**** DATA ENTRIES

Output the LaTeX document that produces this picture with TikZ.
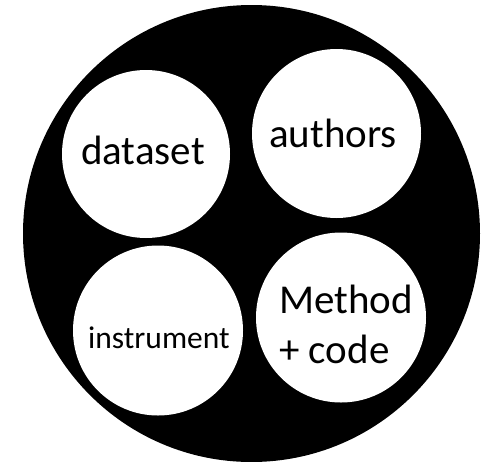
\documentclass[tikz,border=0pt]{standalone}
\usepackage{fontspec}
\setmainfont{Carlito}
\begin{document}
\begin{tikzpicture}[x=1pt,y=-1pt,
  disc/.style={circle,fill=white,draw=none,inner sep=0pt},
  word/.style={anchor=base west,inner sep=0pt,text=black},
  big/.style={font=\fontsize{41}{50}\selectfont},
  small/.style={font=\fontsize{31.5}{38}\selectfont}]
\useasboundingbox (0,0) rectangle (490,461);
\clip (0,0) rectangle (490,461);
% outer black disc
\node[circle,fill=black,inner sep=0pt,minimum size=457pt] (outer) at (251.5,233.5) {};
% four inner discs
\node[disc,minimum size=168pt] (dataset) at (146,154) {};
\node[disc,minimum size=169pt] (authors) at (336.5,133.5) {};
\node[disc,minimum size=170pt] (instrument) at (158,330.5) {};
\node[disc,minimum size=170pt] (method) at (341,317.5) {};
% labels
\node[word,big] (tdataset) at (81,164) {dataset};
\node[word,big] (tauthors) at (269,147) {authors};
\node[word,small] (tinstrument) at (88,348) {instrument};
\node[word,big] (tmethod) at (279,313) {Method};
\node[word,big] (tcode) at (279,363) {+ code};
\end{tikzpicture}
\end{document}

********
**** DATA ENTRIES

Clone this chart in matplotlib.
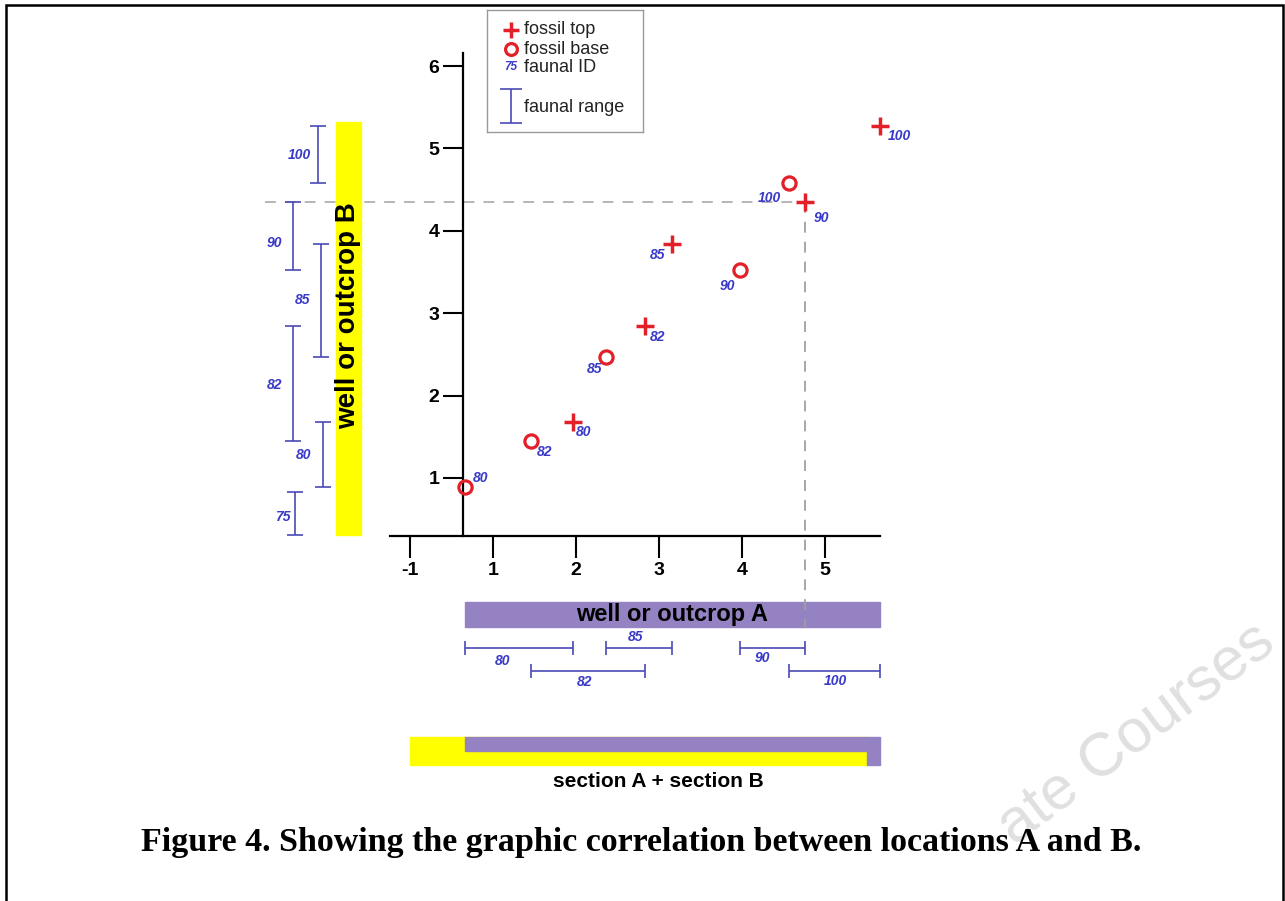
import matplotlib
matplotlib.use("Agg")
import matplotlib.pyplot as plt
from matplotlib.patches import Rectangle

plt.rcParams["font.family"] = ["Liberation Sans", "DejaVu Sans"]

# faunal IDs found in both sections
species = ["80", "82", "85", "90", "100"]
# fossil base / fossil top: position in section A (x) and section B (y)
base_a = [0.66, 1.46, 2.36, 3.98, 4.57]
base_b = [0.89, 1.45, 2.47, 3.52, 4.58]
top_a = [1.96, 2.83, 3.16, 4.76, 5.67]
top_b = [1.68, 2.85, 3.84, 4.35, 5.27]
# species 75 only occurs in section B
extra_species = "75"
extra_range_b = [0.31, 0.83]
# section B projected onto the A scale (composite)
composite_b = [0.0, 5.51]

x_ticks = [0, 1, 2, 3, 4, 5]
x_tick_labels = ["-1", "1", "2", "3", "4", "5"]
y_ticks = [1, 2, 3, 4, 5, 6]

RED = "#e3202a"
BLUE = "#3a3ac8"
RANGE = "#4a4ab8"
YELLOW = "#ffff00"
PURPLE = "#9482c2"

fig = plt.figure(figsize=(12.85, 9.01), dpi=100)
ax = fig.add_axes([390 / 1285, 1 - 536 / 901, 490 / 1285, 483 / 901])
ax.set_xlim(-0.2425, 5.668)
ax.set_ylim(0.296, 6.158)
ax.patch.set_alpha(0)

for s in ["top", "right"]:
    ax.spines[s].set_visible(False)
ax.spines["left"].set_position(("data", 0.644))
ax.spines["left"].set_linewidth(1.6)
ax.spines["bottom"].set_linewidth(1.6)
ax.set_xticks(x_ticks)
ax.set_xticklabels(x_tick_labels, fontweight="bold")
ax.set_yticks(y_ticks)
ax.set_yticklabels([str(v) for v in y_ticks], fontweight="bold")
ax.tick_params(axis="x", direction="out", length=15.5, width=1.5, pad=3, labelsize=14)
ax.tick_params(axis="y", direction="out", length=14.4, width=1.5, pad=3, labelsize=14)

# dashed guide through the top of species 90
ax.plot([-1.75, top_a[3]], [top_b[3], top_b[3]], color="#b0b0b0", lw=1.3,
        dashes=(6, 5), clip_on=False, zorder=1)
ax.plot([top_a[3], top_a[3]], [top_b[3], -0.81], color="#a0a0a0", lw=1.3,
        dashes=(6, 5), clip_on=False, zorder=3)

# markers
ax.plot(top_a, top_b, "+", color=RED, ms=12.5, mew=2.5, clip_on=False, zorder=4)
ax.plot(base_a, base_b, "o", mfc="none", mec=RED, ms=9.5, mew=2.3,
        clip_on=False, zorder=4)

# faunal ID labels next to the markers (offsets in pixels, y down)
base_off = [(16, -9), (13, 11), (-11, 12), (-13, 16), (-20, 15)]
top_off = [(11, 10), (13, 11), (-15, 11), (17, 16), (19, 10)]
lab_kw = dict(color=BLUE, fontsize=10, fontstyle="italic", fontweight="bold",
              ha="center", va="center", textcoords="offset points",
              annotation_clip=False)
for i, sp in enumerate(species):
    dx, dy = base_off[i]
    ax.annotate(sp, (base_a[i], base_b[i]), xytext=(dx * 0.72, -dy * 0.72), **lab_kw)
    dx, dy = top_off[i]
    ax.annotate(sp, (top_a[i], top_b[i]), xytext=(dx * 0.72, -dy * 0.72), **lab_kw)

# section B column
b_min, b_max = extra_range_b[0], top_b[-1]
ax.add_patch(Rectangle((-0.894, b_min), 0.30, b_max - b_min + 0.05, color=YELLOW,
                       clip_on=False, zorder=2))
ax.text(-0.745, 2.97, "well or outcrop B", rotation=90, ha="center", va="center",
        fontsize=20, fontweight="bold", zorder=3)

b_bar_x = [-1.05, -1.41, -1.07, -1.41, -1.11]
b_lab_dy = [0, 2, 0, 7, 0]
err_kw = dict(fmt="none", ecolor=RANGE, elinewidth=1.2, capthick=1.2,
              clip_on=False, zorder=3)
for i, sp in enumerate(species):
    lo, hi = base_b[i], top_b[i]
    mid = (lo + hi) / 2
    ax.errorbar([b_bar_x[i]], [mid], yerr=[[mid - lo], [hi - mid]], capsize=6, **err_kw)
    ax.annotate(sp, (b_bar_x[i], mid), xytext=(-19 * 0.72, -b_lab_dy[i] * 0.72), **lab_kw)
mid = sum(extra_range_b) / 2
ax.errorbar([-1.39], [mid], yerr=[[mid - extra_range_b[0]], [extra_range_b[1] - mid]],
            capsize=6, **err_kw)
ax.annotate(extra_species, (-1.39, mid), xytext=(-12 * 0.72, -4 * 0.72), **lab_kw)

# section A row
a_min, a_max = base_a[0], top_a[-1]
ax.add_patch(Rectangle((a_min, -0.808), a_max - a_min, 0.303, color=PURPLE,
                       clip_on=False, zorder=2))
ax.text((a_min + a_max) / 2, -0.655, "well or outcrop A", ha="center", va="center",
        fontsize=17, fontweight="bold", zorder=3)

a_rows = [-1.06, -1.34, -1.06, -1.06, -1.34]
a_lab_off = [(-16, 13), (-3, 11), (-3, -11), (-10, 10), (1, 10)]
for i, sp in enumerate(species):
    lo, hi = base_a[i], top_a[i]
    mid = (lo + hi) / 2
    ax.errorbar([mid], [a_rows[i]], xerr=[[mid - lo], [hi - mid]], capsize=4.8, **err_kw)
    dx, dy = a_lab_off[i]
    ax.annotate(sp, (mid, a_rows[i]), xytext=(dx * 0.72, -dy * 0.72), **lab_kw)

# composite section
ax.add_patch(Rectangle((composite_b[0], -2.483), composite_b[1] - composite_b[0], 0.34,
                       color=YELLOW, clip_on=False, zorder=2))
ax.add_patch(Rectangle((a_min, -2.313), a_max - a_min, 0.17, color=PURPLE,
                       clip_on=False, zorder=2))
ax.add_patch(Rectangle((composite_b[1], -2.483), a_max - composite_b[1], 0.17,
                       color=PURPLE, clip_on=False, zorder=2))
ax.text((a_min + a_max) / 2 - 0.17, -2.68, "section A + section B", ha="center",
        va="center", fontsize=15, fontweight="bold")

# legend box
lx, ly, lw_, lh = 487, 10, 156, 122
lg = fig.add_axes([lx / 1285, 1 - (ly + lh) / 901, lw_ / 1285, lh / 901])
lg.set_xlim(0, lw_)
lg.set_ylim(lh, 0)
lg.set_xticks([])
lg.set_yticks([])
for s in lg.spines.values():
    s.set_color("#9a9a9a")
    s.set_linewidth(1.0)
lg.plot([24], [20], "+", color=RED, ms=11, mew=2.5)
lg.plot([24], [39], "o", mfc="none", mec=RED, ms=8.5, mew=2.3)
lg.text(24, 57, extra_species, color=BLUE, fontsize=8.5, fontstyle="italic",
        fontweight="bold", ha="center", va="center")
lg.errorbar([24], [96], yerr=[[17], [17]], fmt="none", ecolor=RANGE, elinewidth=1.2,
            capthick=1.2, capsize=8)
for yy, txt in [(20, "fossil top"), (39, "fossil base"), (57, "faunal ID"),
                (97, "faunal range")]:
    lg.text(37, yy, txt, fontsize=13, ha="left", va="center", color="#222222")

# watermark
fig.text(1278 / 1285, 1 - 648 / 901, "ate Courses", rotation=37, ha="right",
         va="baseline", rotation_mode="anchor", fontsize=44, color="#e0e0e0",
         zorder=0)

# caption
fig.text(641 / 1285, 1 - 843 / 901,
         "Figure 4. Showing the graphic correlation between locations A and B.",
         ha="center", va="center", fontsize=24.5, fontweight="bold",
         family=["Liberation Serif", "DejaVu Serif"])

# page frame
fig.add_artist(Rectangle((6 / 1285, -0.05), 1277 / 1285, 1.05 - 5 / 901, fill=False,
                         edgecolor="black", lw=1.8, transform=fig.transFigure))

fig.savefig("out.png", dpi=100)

********

TASK BRIEF:
Repeat exactly, and only, the lines between the line holding "Clone this chart in matplotlib." and the line holding "ax.patch.set_alpha(0)", inclusive, leaving pictures out.

COMPLETE OUTPUT:
Clone this chart in matplotlib.
import matplotlib
matplotlib.use("Agg")
import matplotlib.pyplot as plt
from matplotlib.patches import Rectangle

plt.rcParams["font.family"] = ["Liberation Sans", "DejaVu Sans"]

# faunal IDs found in both sections
species = ["80", "82", "85", "90", "100"]
# fossil base / fossil top: position in section A (x) and section B (y)
base_a = [0.66, 1.46, 2.36, 3.98, 4.57]
base_b = [0.89, 1.45, 2.47, 3.52, 4.58]
top_a = [1.96, 2.83, 3.16, 4.76, 5.67]
top_b = [1.68, 2.85, 3.84, 4.35, 5.27]
# species 75 only occurs in section B
extra_species = "75"
extra_range_b = [0.31, 0.83]
# section B projected onto the A scale (composite)
composite_b = [0.0, 5.51]

x_ticks = [0, 1, 2, 3, 4, 5]
x_tick_labels = ["-1", "1", "2", "3", "4", "5"]
y_ticks = [1, 2, 3, 4, 5, 6]

RED = "#e3202a"
BLUE = "#3a3ac8"
RANGE = "#4a4ab8"
YELLOW = "#ffff00"
PURPLE = "#9482c2"

fig = plt.figure(figsize=(12.85, 9.01), dpi=100)
ax = fig.add_axes([390 / 1285, 1 - 536 / 901, 490 / 1285, 483 / 901])
ax.set_xlim(-0.2425, 5.668)
ax.set_ylim(0.296, 6.158)
ax.patch.set_alpha(0)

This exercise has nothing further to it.